The U.S. Department of Justice filed a complaint Wednesday against the state of Kansas, alleging it unlawfully awards in-state tuition to illegal aliens while denying the same benefits to U.S. citizens.
According to the complaint, Kansas law illegally discriminates against U.S. citizens by allowing illegal aliens to qualify for in-state tuition at public colleges and universities if they attended a Kansas high school for at least three years or graduated from a Kansas high school. By contrast, U.S. citizens must meet stricter requirements, such as 365 days of residency, and can lose in-state status if they leave the state after high school.
“For decades, the Kansas Legislature gave preferential treatment to illegal aliens over American citizens,” Associate Attorney General Stanley Woodward said in a Department of Justice press release.
In February, Attorney General Kris Kobach warned Kansas would likely face a federal lawsuit if the tuition laws weren’t changed. Now, Kobach, a Republican, has proposed a consent decree that would make the current Kansas law invalid and unenforceable.

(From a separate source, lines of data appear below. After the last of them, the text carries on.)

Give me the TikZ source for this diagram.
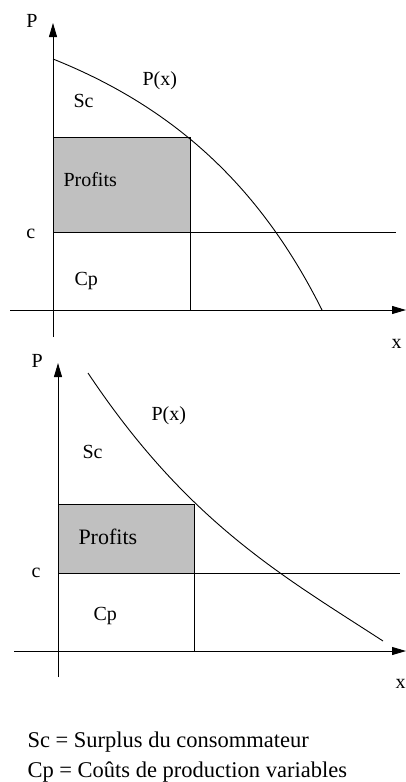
\documentclass[tikz,border=0pt]{standalone}
\usepackage{fontspec}
\setmainfont{Liberation Serif}
\usetikzlibrary{arrows.meta}
\definecolor{profitgray}{RGB}{192,192,192}
\tikzset{
  ln/.style={line width=0.9pt, black},
  axis/.style={line width=0.9pt, black, -{Triangle[length=14pt,width=8pt]}},
  lbl/.style={anchor=base west, inner sep=0pt, outer sep=0pt, font=\fontsize{20}{24}\selectfont},
  biglbl/.style={anchor=base west, inner sep=0pt, outer sep=0pt, font=\fontsize{22}{26}\selectfont},
  leglbl/.style={anchor=base west, inner sep=0pt, outer sep=0pt, font=\fontsize{22.5}{27}\selectfont},
}
\begin{document}
\begin{tikzpicture}[x=1pt,y=-1pt]
\useasboundingbox (0,0) rectangle (406,782);
% ---------- top diagram ----------
\fill[profitgray] (53,137) rectangle (190,232);
\draw[ln] (53,137) -- (190,137);
\draw[ln] (53,232) -- (396,232);
\draw[ln] (190,137) -- (190,311);
\draw[ln] (53,59) .. controls (178,109) and (262,190) .. (322,310);
\coordinate (tyb) at (53,337);
\coordinate (tyt) at (53,23);
\coordinate (txl) at (10,310);
\coordinate (txr) at (406,310);
\draw[axis] (tyb) -- (tyt);
\draw[axis] (txl) -- (txr);
\node[lbl] (tP) at (26.5,27) {P};
\node[lbl] (tPx) at (142.5,85) {P(x)};
\node[lbl] (tSc) at (73.5,107) {Sc};
\node[lbl] (tPr) at (63.5,186) {Profits};
\node[lbl] (tc) at (26.5,238) {c};
\node[lbl] (tCp) at (74.5,285) {Cp};
\node[lbl] (tx) at (391.5,348) {x};
% ---------- bottom diagram ----------
\fill[profitgray] (58,504) rectangle (194,573);
\draw[ln] (58,504) -- (194,504);
\draw[ln] (58,573) -- (400,573);
\draw[ln] (194,504) -- (194,652);
\draw[ln] (88,373) .. controls (188,523) and (283,576) .. (383,641);
\coordinate (byb) at (58,677);
\coordinate (byt) at (58,363);
\coordinate (bxl) at (14,651);
\coordinate (bxr) at (406,651);
\draw[axis] (byb) -- (byt);
\draw[axis] (bxl) -- (bxr);
\node[lbl] (bP) at (31.5,367) {P};
\node[lbl] (bPx) at (151.5,420) {P(x)};
\node[lbl] (bSc) at (82.5,458) {Sc};
\node[biglbl] (bPr) at (78.5,544) {Profits};
\node[lbl] (bc) at (31.5,577) {c};
\node[lbl] (bCp) at (93.5,620) {Cp};
\node[lbl] (bx) at (395.5,688) {x};
% ---------- legend ----------
\node[leglbl] (leg1) at (27.5,747) {Sc = Surplus du consommateur};
\node[leglbl] (leg2) at (27.5,777) {Cp = Coûts de production variables};
\end{tikzpicture}
\end{document}
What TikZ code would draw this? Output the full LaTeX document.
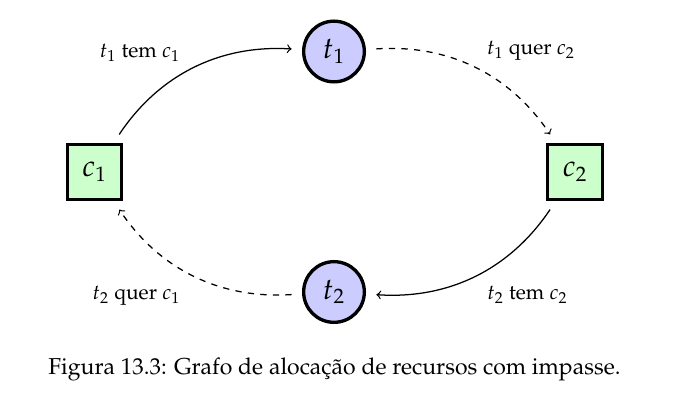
\documentclass[tikz,border=0pt]{standalone}
\usepackage[T1]{fontenc}
\usepackage{mathpazo}
\definecolor{corTarefa}{RGB}{204,204,255}
\definecolor{corRecurso}{RGB}{204,255,204}

\begin{document}
\begin{tikzpicture}[x=0.478pt,y=-0.478pt,
  tarefa/.style={circle,draw,ultra thick,fill=corTarefa,minimum size=29pt,inner sep=0pt,font=\Large},
  recurso/.style={rectangle,draw,ultra thick,fill=corRecurso,minimum size=26pt,inner sep=0pt,font=\Large},
  tem/.style={->,semithick,bend left=30,shorten >=5pt,shorten <=5pt},
  quer/.style={tem,dashed},
  rotulo/.style={anchor=base}]
\useasboundingbox (0,0) rectangle (676,406);

\node[recurso] (c1) at (94.5,172) {$c_1$};
\node[tarefa] (t1) at (334,51.5) {$t_1$};
\node[recurso] (c2) at (575,172) {$c_2$};
\node[tarefa] (t2) at (334,292) {$t_2$};

\draw[tem] (c1) to (t1);
\draw[quer] (t1) to (c2);
\draw[tem] (c2) to (t2);
\draw[quer] (t2) to (c1);

\node[rotulo] (l1) at (140,58) {$t_1$ tem $c_1$};
\node[rotulo] (l2) at (531,55) {$t_1$ quer $c_2$};
\node[rotulo] (l3) at (527.5,300) {$t_2$ tem $c_2$};
\node[rotulo] (l4) at (136.5,300) {$t_2$ quer $c_1$};

\node[rotulo,font=\fontsize{11}{13}\selectfont] (legenda) at (334.5,375) {Figura 13.3: Grafo de aloca\c{c}\~{a}o de recursos com impasse.};
\end{tikzpicture}
\end{document}
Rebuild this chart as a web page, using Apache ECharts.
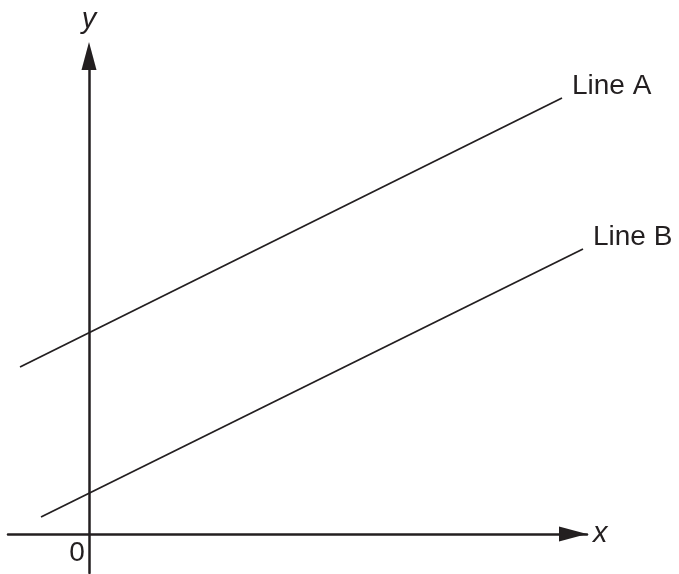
<!DOCTYPE html>
<html>
<head>
<meta charset="utf-8">
<script src="https://cdn.jsdelivr.net/npm/echarts@6/dist/echarts.min.js"></script>
<style>
  html, body { margin: 0; padding: 0; background: #fff; }
  #chart { width: 679px; height: 574px; }
</style>
</head>
<body>
<div id="chart"></div>
<script>
// data (arbitrary units, origin at 0,0)
const lineNames = ['Line A', 'Line B']
const lineA = [[-6.9, 16.7], [47.3, 43.6]]
const lineB = [[-4.8, 1.7], [49.4, 28.5]]
const xRange = [-8.1, 49.8]
const yRange = [-3.9, 47.8]
const axisNames = ['x', 'y']
const origin = [[0, 0]]
const originLabel = '0'

const ink = '#231f20'
const font = 'Liberation Sans'

const chart = echarts.init(document.getElementById('chart'))

// shared axis look: plain line with a solid triangle at the end
function axisLook(arrowShift) {
  return {
    axisLine: {
      onZero: true,
      symbol: ['none', 'triangle'],
      symbolSize: [15, 28],
      symbolOffset: [0, arrowShift],
      lineStyle: { color: ink, width: 2.5 }
    },
    axisTick: { show: false },
    axisLabel: { show: false },
    splitLine: { show: false },
    nameLocation: 'end',
    nameTextStyle: { fontFamily: font, fontSize: 29, fontStyle: 'italic', color: ink }
  }
}

function lineSeries(name, data) {
  return {
    name: name,
    type: 'line',
    data: data,
    showSymbol: false,
    symbol: 'none',
    clip: false,
    silent: true,
    lineStyle: { color: ink, width: 1.8 },
    endLabel: {
      show: true,
      formatter: '{a}',
      fontFamily: font,
      fontSize: 28,
      color: ink,
      distance: 10,
      offset: [0, -12]
    }
  }
}

chart.setOption({
  animation: false,
  backgroundColor: '#fff',
  // grid placed by hand, labels are allowed to sit outside it
  grid: { left: 8, right: 92, top: 56, bottom: 1, containLabel: false, outerBoundsMode: 'none' },
  xAxis: Object.assign(axisLook(-14), {
    type: 'value',
    min: xRange[0],
    max: xRange[1],
    name: axisNames[0],
    nameGap: 6
  }),
  yAxis: Object.assign(axisLook(0), {
    type: 'value',
    min: yRange[0],
    max: yRange[1],
    name: axisNames[1],
    nameGap: 22
  }),
  series: [
    lineSeries(lineNames[0], lineA),
    lineSeries(lineNames[1], lineB),
    {
      // the "0" under the origin
      type: 'scatter',
      data: origin,
      symbolSize: 0,
      silent: true,
      itemStyle: { color: ink, opacity: 1 },
      label: {
        show: true,
        formatter: originLabel,
        position: 'bottom',
        distance: 5,
        offset: [-12, 0],
        fontFamily: font,
        fontSize: 28,
        color: ink,
        opacity: 1
      }
    }
  ]
})

window.onresize = function () {
  chart.resize()
}
</script>
</body>
</html>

“This proposed consent decree demonstrates the quality of partnership between Kansas state leaders and the Department of Justice for the shared purpose of ensuring that federal tax dollars are not used to discriminate against Kansas’s lawful citizens,” U.S. Attorney Ryan Kriegshauser for the District of Kansas said.
Kansas Gov. Laura Kelly, a Democrat, filed a motion Wednesday – the same day the lawsuit was announced – to intervene in the case and expressed her opposition to Kobach’s proposed agreement, claiming he is refusing to defend Kansas law against the federal government.
Kelly said she intends to become a defendant in the suit and believes overturning the law isn’t in Kansas’ interest since the Legislature failed to override her veto of Senate Bill 254, legislation barring illegal aliens from receiving in-state tuition and other public benefits.
“There are many ways that we could, and should, work together to fix this country’s broken immigration system,” she said in a press release announcing her intervention. “However, the federal government using its resources to target Kansans who were brought to the United States as children does nothing to solve the fundamental issues our nation faces.”
But Assistant Attorney General Brett A. Shumate of the Civil Division disagreed.
“Kansas’s unconstitutional and un-American laws should never have been passed in the first place and are prohibited by federal law,” he said in the DOJ press release.
The case against Kansas is the 10th lawsuit filed over laws that favor illegal immigrants over U.S. citizens. The DOJ has already won lawsuits in four states, while cases in Illinois, Minnesota, Virginia, California and New Jersey are still pending.
“The Department of Justice has won on this exact issue in Texas, Oklahoma, Kentucky and Nebraska, and we will take this fight to any states that fail to put American citizens first,” Shumate declared.